Introducing Language-Specific Information
Linguistically-aware methods also have been tried in NMT for subword construction. For English to German translation, a very commercially popular language combination, Huck et al. (2017) applied linguistically aware suffix-separation prior to BPE on the target side and reported an improvement of 0.8 BLEU points. In Macháček et al. (2018), they compared linguistically motivated techniques with unsupervised ones (BPE and STE). For German-to-Czech translation task, they reported that unsupervised methods perform better than the former ones. They also compared BPE with STE. It turns out that STE performs almost 5(!) BLEU points better than the default BPE. A distinct feature of STE is to append an underscore as a zero suffix mark to every word before the subword splits are determined. This small trick allows the engine to learn more adequate subword units compared to BPE. To measure the benefit of this zero suffix feature, they modified BPE by appending an underscore prior to BPE training and segmentation. The zero suffix feature alone almost closes the gap between BPE and STE.
Despite being simple and efficient, these unsupervised techniques (BPE and STE) require finding the optimal vocabulary size for a translation task. We would expect this number to ultimately depend on the language pair and the amount of training data in question for a specific task.

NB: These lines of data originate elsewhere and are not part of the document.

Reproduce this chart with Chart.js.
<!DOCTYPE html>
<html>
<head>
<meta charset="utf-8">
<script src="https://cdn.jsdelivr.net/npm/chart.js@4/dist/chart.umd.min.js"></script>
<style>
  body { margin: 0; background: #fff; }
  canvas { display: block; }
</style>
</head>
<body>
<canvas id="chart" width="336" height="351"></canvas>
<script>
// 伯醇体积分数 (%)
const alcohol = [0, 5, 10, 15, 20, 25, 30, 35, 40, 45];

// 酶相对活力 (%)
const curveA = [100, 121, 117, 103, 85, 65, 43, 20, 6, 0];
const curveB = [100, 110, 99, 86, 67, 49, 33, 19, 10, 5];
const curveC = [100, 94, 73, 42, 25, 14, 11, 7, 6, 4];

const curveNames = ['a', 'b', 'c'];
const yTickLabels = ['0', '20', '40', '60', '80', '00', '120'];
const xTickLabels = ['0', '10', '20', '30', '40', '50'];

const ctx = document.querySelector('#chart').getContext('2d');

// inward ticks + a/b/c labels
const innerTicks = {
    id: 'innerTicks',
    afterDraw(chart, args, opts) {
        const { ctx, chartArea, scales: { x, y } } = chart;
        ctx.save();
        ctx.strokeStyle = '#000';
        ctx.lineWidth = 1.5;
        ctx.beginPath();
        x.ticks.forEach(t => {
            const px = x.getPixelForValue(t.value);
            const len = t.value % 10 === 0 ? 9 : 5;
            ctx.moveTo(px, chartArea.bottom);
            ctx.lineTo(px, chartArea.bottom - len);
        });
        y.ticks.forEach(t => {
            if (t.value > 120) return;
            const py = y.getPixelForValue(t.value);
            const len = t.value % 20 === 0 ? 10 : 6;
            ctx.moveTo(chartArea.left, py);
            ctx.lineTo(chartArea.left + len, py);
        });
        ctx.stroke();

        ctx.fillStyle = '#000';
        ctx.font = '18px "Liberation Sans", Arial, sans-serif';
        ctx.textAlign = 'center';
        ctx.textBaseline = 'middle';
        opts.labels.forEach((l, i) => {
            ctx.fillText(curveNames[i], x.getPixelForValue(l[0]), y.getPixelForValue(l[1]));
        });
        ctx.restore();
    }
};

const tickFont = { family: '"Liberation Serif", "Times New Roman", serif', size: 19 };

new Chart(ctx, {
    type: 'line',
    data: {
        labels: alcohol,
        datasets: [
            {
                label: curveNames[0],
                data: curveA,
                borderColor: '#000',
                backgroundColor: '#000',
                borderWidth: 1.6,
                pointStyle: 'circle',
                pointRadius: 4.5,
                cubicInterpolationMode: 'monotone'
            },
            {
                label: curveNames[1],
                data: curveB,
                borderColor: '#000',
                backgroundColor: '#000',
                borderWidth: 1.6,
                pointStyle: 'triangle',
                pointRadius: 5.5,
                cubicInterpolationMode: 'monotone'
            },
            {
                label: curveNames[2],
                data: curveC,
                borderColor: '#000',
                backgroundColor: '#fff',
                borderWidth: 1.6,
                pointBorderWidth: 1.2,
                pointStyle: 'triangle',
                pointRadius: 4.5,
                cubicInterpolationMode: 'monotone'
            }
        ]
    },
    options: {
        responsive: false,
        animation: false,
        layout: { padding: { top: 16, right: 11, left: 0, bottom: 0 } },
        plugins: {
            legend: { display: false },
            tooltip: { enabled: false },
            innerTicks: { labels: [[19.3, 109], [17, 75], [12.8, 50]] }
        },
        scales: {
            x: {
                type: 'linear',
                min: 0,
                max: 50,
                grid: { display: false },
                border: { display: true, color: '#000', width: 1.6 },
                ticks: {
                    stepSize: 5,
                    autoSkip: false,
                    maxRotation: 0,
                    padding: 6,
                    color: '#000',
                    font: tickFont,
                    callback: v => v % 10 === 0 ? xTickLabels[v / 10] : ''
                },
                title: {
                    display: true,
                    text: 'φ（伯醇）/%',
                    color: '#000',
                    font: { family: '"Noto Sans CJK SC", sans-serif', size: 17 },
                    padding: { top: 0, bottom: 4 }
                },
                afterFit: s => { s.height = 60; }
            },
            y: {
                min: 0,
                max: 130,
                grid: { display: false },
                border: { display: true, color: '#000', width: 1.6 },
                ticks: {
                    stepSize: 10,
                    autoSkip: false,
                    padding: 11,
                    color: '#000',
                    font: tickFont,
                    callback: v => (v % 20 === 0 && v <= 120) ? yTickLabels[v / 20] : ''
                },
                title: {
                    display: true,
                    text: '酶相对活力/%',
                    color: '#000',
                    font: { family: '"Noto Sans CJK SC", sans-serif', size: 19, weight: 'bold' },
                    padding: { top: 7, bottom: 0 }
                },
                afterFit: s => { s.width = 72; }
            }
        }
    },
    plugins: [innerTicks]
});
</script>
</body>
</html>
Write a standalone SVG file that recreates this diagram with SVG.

This is yet another reason why a one-size-fits-all approach to Neural MT training is not viable.
In summary
Recent work has shown that it is advisable to use Subword Text Encoding along with Byte-Pair Encoding for Neural MT. Using zero-suffixing (adding an underscore to all but final tokens in a sentence) with BPE gives a significant improvement in translation quality.
While the effectiveness of subword units in Neural MT will ultimately depend on language-specific factors such as the complexity of the language and vocabulary size, subword segmentation is generally suitable for most language pairs, alleviating the need of large vocabularies in NMT and the knock-on ill effects that poses.